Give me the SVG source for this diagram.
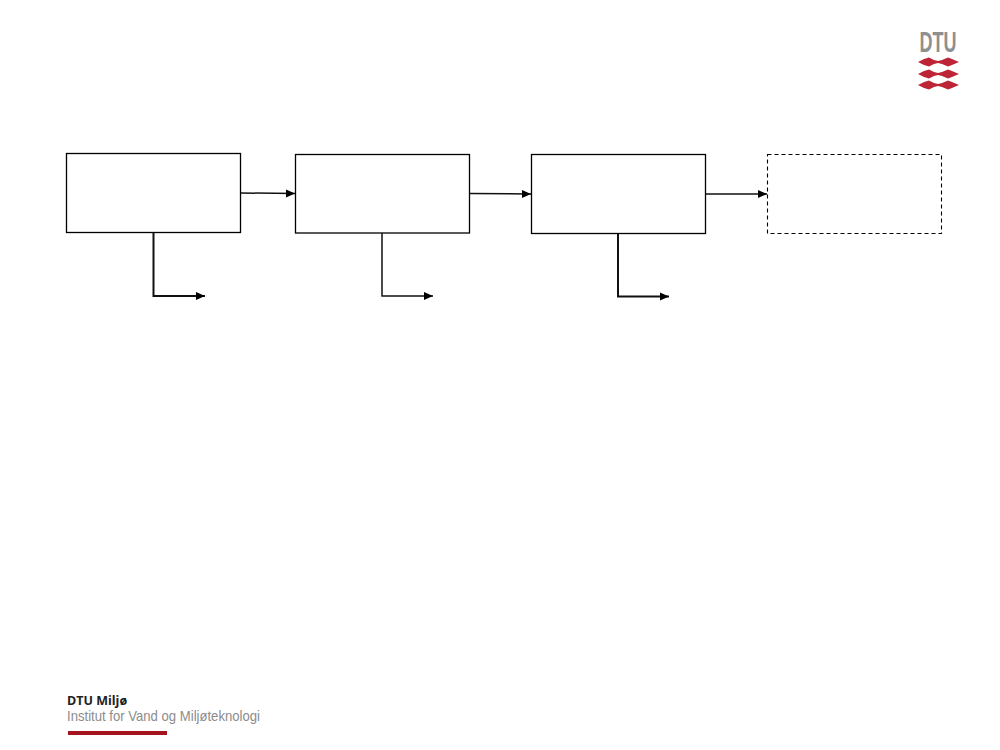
<svg xmlns="http://www.w3.org/2000/svg" width="1000" height="750" viewBox="0 0 1000 750">
<style>
.box{fill:#fff;stroke:#000;stroke-width:1.3}
.dash{fill:#fff;stroke:#000;stroke-width:1.1;stroke-dasharray:4 3}
.c{fill:none;stroke:#111;stroke-width:1.5}
.t{stroke-width:2}
.red{fill:#bd2436}
</style>
<defs>
<marker id="a" markerUnits="userSpaceOnUse" markerWidth="10" markerHeight="10" refX="9" refY="5" orient="auto"><path d="M0 1L9 5L0 9Z" fill="#000"/></marker>
<g id="w"><path class="red" d="M0 0L6 -3L11 -4.500L16 -2L20 -1L24 -2L30 -4.500L34 -3L41 0L34 3L30 4.500L24 2L20 1L16 2L11 4.500L6 3Z"/></g>
</defs>
<rect width="1000" height="750" fill="#fff"/>
<g id="n1"><rect class="box" x="66.500" y="153.500" width="174" height="79"/></g>
<g id="n2"><rect class="box" x="295.500" y="154.500" width="174" height="78.500"/></g>
<g id="n3"><rect class="box" x="531.500" y="154.500" width="174" height="79"/></g>
<g id="n4"><rect class="dash" x="767.500" y="154.500" width="174" height="79"/></g>
<g id="connectors">
<path class="c" d="M241 193L295 193.500" marker-end="url(#a)"/>
<path class="c" d="M470 193.500L531 194" marker-end="url(#a)"/>
<path class="c" d="M706 194L767 194" marker-end="url(#a)"/>
<path class="c t" d="M153.500 233V296H205" marker-end="url(#a)"/>
<path class="c" d="M382 233V296H433" marker-end="url(#a)"/>
<path class="c t" d="M618 234V296.500H669" marker-end="url(#a)"/>
</g>
<g id="logo">
<text x="938" y="52" text-anchor="middle" font-family="'Liberation Sans Narrow','Liberation Sans',sans-serif" font-size="30" font-weight="700" fill="#8f8f8f" textLength="37" lengthAdjust="spacingAndGlyphs">DTU</text>
<use href="#w" x="918" y="62"/>
<use href="#w" x="918" y="74"/>
<use href="#w" x="918" y="85"/>
</g>
<g id="footer">
<text x="67" y="705" font-family="'Open Sans','Liberation Sans',sans-serif" font-size="12.500" font-weight="700" fill="#222">DTU Miljø</text>
<text x="67" y="721" font-family="'Liberation Sans Narrow','Liberation Sans',sans-serif" font-size="15" fill="#8c8c8c" textLength="193" lengthAdjust="spacingAndGlyphs">Institut for Vand og Miljøteknologi</text>
<rect x="68" y="731" width="99" height="4" fill="#a3141e"/>
</g>
</svg>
--
**Task statement**:
Reproduce every line of the material precisely, omitting its pictures.

**Task answer**:
Give me the SVG source for this diagram.
<svg xmlns="http://www.w3.org/2000/svg" width="1000" height="750" viewBox="0 0 1000 750">
<style>
.box{fill:#fff;stroke:#000;stroke-width:1.3}
.dash{fill:#fff;stroke:#000;stroke-width:1.1;stroke-dasharray:4 3}
.c{fill:none;stroke:#111;stroke-width:1.5}
.t{stroke-width:2}
.red{fill:#bd2436}
</style>
<defs>
<marker id="a" markerUnits="userSpaceOnUse" markerWidth="10" markerHeight="10" refX="9" refY="5" orient="auto"><path d="M0 1L9 5L0 9Z" fill="#000"/></marker>
<g id="w"><path class="red" d="M0 0L6 -3L11 -4.500L16 -2L20 -1L24 -2L30 -4.500L34 -3L41 0L34 3L30 4.500L24 2L20 1L16 2L11 4.500L6 3Z"/></g>
</defs>
<rect width="1000" height="750" fill="#fff"/>
<g id="n1"><rect class="box" x="66.500" y="153.500" width="174" height="79"/></g>
<g id="n2"><rect class="box" x="295.500" y="154.500" width="174" height="78.500"/></g>
<g id="n3"><rect class="box" x="531.500" y="154.500" width="174" height="79"/></g>
<g id="n4"><rect class="dash" x="767.500" y="154.500" width="174" height="79"/></g>
<g id="connectors">
<path class="c" d="M241 193L295 193.500" marker-end="url(#a)"/>
<path class="c" d="M470 193.500L531 194" marker-end="url(#a)"/>
<path class="c" d="M706 194L767 194" marker-end="url(#a)"/>
<path class="c t" d="M153.500 233V296H205" marker-end="url(#a)"/>
<path class="c" d="M382 233V296H433" marker-end="url(#a)"/>
<path class="c t" d="M618 234V296.500H669" marker-end="url(#a)"/>
</g>
<g id="logo">
<text x="938" y="52" text-anchor="middle" font-family="'Liberation Sans Narrow','Liberation Sans',sans-serif" font-size="30" font-weight="700" fill="#8f8f8f" textLength="37" lengthAdjust="spacingAndGlyphs">DTU</text>
<use href="#w" x="918" y="62"/>
<use href="#w" x="918" y="74"/>
<use href="#w" x="918" y="85"/>
</g>
<g id="footer">
<text x="67" y="705" font-family="'Open Sans','Liberation Sans',sans-serif" font-size="12.500" font-weight="700" fill="#222">DTU Miljø</text>
<text x="67" y="721" font-family="'Liberation Sans Narrow','Liberation Sans',sans-serif" font-size="15" fill="#8c8c8c" textLength="193" lengthAdjust="spacingAndGlyphs">Institut for Vand og Miljøteknologi</text>
<rect x="68" y="731" width="99" height="4" fill="#a3141e"/>
</g>
</svg>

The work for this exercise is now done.